Task to complete: Exclude the pictures, then repeat the remaining data exactly.

Provided information:
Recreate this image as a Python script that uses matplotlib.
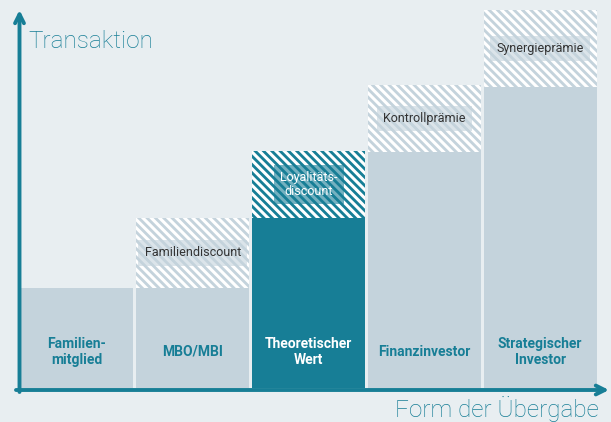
import matplotlib
matplotlib.use("Agg")
import matplotlib.pyplot as plt

# data (arbitrary units)
categories = ["Familien-\nmitglied", "MBO/MBI", "Theoretischer\nWert", "Finanzinvestor", "Strategischer\nInvestor"]
base_values = [100, 100, 170, 236, 301]
adjustments = [0, 70, 67, 67, 77]
adj_labels = ["", "Familiendiscount", "Loyalitäts-\ndiscount", "Kontrollprämie", "Synergieprämie"]
highlight = 2

bg = "#e8eef1"
light = "#c4d3dc"
teal = "#177e96"
dark = "#333333"
narrow = ["Roboto", "DejaVu Sans"]
thin = ["Roboto", "DejaVu Sans"]

plt.rcParams["hatch.linewidth"] = 2.2

fig = plt.figure(figsize=(6.11, 4.22), dpi=100, facecolor=bg)
ax = fig.add_axes([19 / 611, 34 / 422, 579 / 611, 388 / 422])
ax.set_facecolor(bg)
ax.set_xlim(-0.5, len(categories) - 0.5)
ax.set_ylim(0, 388)
ax.axis("off")

x = range(len(categories))
colors = [teal if i == highlight else light for i in x]
ax.bar(x, base_values, width=0.975, color=colors, linewidth=0)
ax.bar(x, adjustments, bottom=base_values, width=0.975, color=colors,
       edgecolor="white", linewidth=0, hatch="\\\\\\\\")

for i, lab in enumerate(categories):
    ax.text(i, 36, lab, ha="center", va="center", family=narrow, weight="bold",
            fontsize=10, color="white" if i == highlight else teal, linespacing=1.1)

for i, lab in enumerate(adj_labels):
    if not lab:
        continue
    fc = teal if i == highlight else light
    tc = "white" if i == highlight else dark
    ax.text(i, base_values[i] + adjustments[i] / 2, lab, ha="center", va="center",
            family=narrow, fontsize=9, color=tc, linespacing=1.1,
            bbox=dict(boxstyle="square,pad=0.5", fc=fc, ec="none", alpha=0.6))

# axis arrows
arrow = dict(arrowstyle="->", lw=2.8, color=teal, mutation_scale=16, shrinkA=0, shrinkB=0)
ax.annotate("", xy=(19.5 / 611, 1 - 10 / 422), xytext=(19.5 / 611, 1 - 392 / 422),
            xycoords="figure fraction", textcoords="figure fraction", arrowprops=arrow)
ax.annotate("", xy=(609 / 611, 1 - 390 / 422), xytext=(16 / 611, 1 - 390 / 422),
            xycoords="figure fraction", textcoords="figure fraction", arrowprops=arrow)

fig.text(28 / 611, 1 - 41 / 422, "Transaktion", family=thin, weight="light",
         fontsize=17.5, color=teal, va="center", ha="left")
fig.text(599 / 611, 1 - 409 / 422, "Form der Übergabe", family=thin, weight="light",
         fontsize=17.5, color=teal, va="center", ha="right")

fig.savefig("out.png", dpi=100, facecolor=bg)
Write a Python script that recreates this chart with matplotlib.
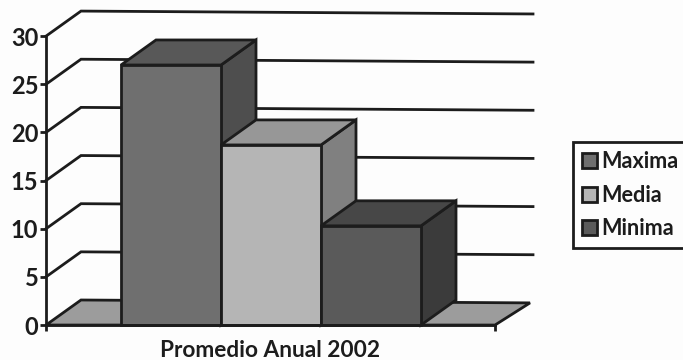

Output:
Recreate this image as a Python script that uses matplotlib.
import matplotlib
matplotlib.use("Agg")
import matplotlib.pyplot as plt

# data (arbitrary units)
categories = ["Familien-\nmitglied", "MBO/MBI", "Theoretischer\nWert", "Finanzinvestor", "Strategischer\nInvestor"]
base_values = [100, 100, 170, 236, 301]
adjustments = [0, 70, 67, 67, 77]
adj_labels = ["", "Familiendiscount", "Loyalitäts-\ndiscount", "Kontrollprämie", "Synergieprämie"]
highlight = 2

bg = "#e8eef1"
light = "#c4d3dc"
teal = "#177e96"
dark = "#333333"
narrow = ["Roboto", "DejaVu Sans"]
thin = ["Roboto", "DejaVu Sans"]

plt.rcParams["hatch.linewidth"] = 2.2

fig = plt.figure(figsize=(6.11, 4.22), dpi=100, facecolor=bg)
ax = fig.add_axes([19 / 611, 34 / 422, 579 / 611, 388 / 422])
ax.set_facecolor(bg)
ax.set_xlim(-0.5, len(categories) - 0.5)
ax.set_ylim(0, 388)
ax.axis("off")

x = range(len(categories))
colors = [teal if i == highlight else light for i in x]
ax.bar(x, base_values, width=0.975, color=colors, linewidth=0)
ax.bar(x, adjustments, bottom=base_values, width=0.975, color=colors,
       edgecolor="white", linewidth=0, hatch="\\\\\\\\")

for i, lab in enumerate(categories):
    ax.text(i, 36, lab, ha="center", va="center", family=narrow, weight="bold",
            fontsize=10, color="white" if i == highlight else teal, linespacing=1.1)

for i, lab in enumerate(adj_labels):
    if not lab:
        continue
    fc = teal if i == highlight else light
    tc = "white" if i == highlight else dark
    ax.text(i, base_values[i] + adjustments[i] / 2, lab, ha="center", va="center",
            family=narrow, fontsize=9, color=tc, linespacing=1.1,
            bbox=dict(boxstyle="square,pad=0.5", fc=fc, ec="none", alpha=0.6))

# axis arrows
arrow = dict(arrowstyle="->", lw=2.8, color=teal, mutation_scale=16, shrinkA=0, shrinkB=0)
ax.annotate("", xy=(19.5 / 611, 1 - 10 / 422), xytext=(19.5 / 611, 1 - 392 / 422),
            xycoords="figure fraction", textcoords="figure fraction", arrowprops=arrow)
ax.annotate("", xy=(609 / 611, 1 - 390 / 422), xytext=(16 / 611, 1 - 390 / 422),
            xycoords="figure fraction", textcoords="figure fraction", arrowprops=arrow)

fig.text(28 / 611, 1 - 41 / 422, "Transaktion", family=thin, weight="light",
         fontsize=17.5, color=teal, va="center", ha="left")
fig.text(599 / 611, 1 - 409 / 422, "Form der Übergabe", family=thin, weight="light",
         fontsize=17.5, color=teal, va="center", ha="right")

fig.savefig("out.png", dpi=100, facecolor=bg)
Write a Python script that recreates this chart with matplotlib.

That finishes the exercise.